**Objective:**
The data below should be printed in full, exactly, and without any of its images.

**Dataset content:**

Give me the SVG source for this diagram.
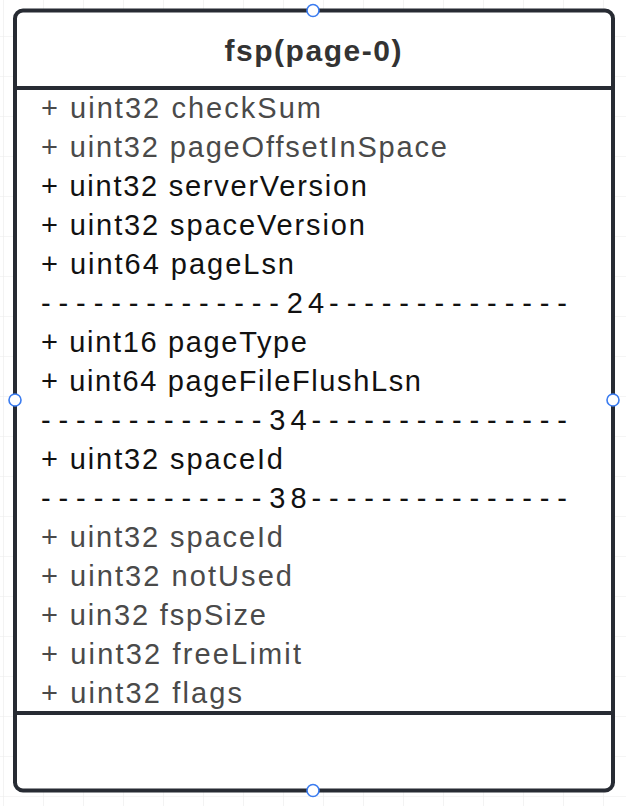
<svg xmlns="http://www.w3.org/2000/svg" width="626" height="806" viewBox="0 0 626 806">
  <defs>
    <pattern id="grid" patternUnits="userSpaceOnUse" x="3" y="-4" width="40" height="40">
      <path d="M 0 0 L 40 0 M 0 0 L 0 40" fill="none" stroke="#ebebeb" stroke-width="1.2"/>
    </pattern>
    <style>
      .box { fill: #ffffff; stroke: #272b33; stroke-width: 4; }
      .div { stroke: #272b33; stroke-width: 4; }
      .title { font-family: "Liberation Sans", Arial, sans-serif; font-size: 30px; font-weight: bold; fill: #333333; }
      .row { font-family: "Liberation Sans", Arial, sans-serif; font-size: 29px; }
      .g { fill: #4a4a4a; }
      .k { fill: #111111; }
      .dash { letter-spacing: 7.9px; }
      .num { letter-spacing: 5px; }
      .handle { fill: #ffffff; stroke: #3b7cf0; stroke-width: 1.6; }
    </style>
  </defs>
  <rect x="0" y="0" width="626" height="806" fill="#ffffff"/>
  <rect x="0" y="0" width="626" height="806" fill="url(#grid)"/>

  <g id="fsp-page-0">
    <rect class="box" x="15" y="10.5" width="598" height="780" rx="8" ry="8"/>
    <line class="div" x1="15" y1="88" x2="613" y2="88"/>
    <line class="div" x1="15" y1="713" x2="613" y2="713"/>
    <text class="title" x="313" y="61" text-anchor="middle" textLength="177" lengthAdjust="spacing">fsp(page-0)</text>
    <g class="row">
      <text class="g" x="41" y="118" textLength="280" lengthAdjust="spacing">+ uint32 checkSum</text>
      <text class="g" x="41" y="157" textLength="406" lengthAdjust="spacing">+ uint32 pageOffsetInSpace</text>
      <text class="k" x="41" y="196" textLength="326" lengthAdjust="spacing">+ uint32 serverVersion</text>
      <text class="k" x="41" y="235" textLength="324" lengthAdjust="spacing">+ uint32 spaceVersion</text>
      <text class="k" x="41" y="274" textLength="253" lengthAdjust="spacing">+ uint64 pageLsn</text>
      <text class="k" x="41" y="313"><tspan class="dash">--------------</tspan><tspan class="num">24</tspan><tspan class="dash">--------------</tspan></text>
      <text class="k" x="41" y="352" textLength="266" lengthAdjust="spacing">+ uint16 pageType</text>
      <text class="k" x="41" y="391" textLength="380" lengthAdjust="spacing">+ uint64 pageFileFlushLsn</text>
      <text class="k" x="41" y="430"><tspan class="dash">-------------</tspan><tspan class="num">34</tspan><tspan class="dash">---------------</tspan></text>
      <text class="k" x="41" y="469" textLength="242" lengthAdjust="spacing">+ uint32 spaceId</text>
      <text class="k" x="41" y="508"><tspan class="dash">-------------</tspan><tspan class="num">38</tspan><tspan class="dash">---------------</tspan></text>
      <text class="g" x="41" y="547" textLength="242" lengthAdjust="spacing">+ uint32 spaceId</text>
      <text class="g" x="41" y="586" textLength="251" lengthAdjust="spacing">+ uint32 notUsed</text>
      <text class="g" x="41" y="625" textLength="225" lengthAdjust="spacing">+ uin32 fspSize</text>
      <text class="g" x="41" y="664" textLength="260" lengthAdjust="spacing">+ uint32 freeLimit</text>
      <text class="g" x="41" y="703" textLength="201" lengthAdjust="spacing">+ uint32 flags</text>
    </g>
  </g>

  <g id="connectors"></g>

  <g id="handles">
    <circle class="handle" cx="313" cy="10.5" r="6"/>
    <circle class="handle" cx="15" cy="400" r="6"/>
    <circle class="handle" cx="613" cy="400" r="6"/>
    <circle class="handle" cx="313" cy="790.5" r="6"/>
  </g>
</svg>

**Result below:**
Give me the SVG source for this diagram.
<svg xmlns="http://www.w3.org/2000/svg" width="626" height="806" viewBox="0 0 626 806">
  <defs>
    <pattern id="grid" patternUnits="userSpaceOnUse" x="3" y="-4" width="40" height="40">
      <path d="M 0 0 L 40 0 M 0 0 L 0 40" fill="none" stroke="#ebebeb" stroke-width="1.2"/>
    </pattern>
    <style>
      .box { fill: #ffffff; stroke: #272b33; stroke-width: 4; }
      .div { stroke: #272b33; stroke-width: 4; }
      .title { font-family: "Liberation Sans", Arial, sans-serif; font-size: 30px; font-weight: bold; fill: #333333; }
      .row { font-family: "Liberation Sans", Arial, sans-serif; font-size: 29px; }
      .g { fill: #4a4a4a; }
      .k { fill: #111111; }
      .dash { letter-spacing: 7.9px; }
      .num { letter-spacing: 5px; }
      .handle { fill: #ffffff; stroke: #3b7cf0; stroke-width: 1.6; }
    </style>
  </defs>
  <rect x="0" y="0" width="626" height="806" fill="#ffffff"/>
  <rect x="0" y="0" width="626" height="806" fill="url(#grid)"/>

  <g id="fsp-page-0">
    <rect class="box" x="15" y="10.5" width="598" height="780" rx="8" ry="8"/>
    <line class="div" x1="15" y1="88" x2="613" y2="88"/>
    <line class="div" x1="15" y1="713" x2="613" y2="713"/>
    <text class="title" x="313" y="61" text-anchor="middle" textLength="177" lengthAdjust="spacing">fsp(page-0)</text>
    <g class="row">
      <text class="g" x="41" y="118" textLength="280" lengthAdjust="spacing">+ uint32 checkSum</text>
      <text class="g" x="41" y="157" textLength="406" lengthAdjust="spacing">+ uint32 pageOffsetInSpace</text>
      <text class="k" x="41" y="196" textLength="326" lengthAdjust="spacing">+ uint32 serverVersion</text>
      <text class="k" x="41" y="235" textLength="324" lengthAdjust="spacing">+ uint32 spaceVersion</text>
      <text class="k" x="41" y="274" textLength="253" lengthAdjust="spacing">+ uint64 pageLsn</text>
      <text class="k" x="41" y="313"><tspan class="dash">--------------</tspan><tspan class="num">24</tspan><tspan class="dash">--------------</tspan></text>
      <text class="k" x="41" y="352" textLength="266" lengthAdjust="spacing">+ uint16 pageType</text>
      <text class="k" x="41" y="391" textLength="380" lengthAdjust="spacing">+ uint64 pageFileFlushLsn</text>
      <text class="k" x="41" y="430"><tspan class="dash">-------------</tspan><tspan class="num">34</tspan><tspan class="dash">---------------</tspan></text>
      <text class="k" x="41" y="469" textLength="242" lengthAdjust="spacing">+ uint32 spaceId</text>
      <text class="k" x="41" y="508"><tspan class="dash">-------------</tspan><tspan class="num">38</tspan><tspan class="dash">---------------</tspan></text>
      <text class="g" x="41" y="547" textLength="242" lengthAdjust="spacing">+ uint32 spaceId</text>
      <text class="g" x="41" y="586" textLength="251" lengthAdjust="spacing">+ uint32 notUsed</text>
      <text class="g" x="41" y="625" textLength="225" lengthAdjust="spacing">+ uin32 fspSize</text>
      <text class="g" x="41" y="664" textLength="260" lengthAdjust="spacing">+ uint32 freeLimit</text>
      <text class="g" x="41" y="703" textLength="201" lengthAdjust="spacing">+ uint32 flags</text>
    </g>
  </g>

  <g id="connectors"></g>

  <g id="handles">
    <circle class="handle" cx="313" cy="10.5" r="6"/>
    <circle class="handle" cx="15" cy="400" r="6"/>
    <circle class="handle" cx="613" cy="400" r="6"/>
    <circle class="handle" cx="313" cy="790.5" r="6"/>
  </g>
</svg>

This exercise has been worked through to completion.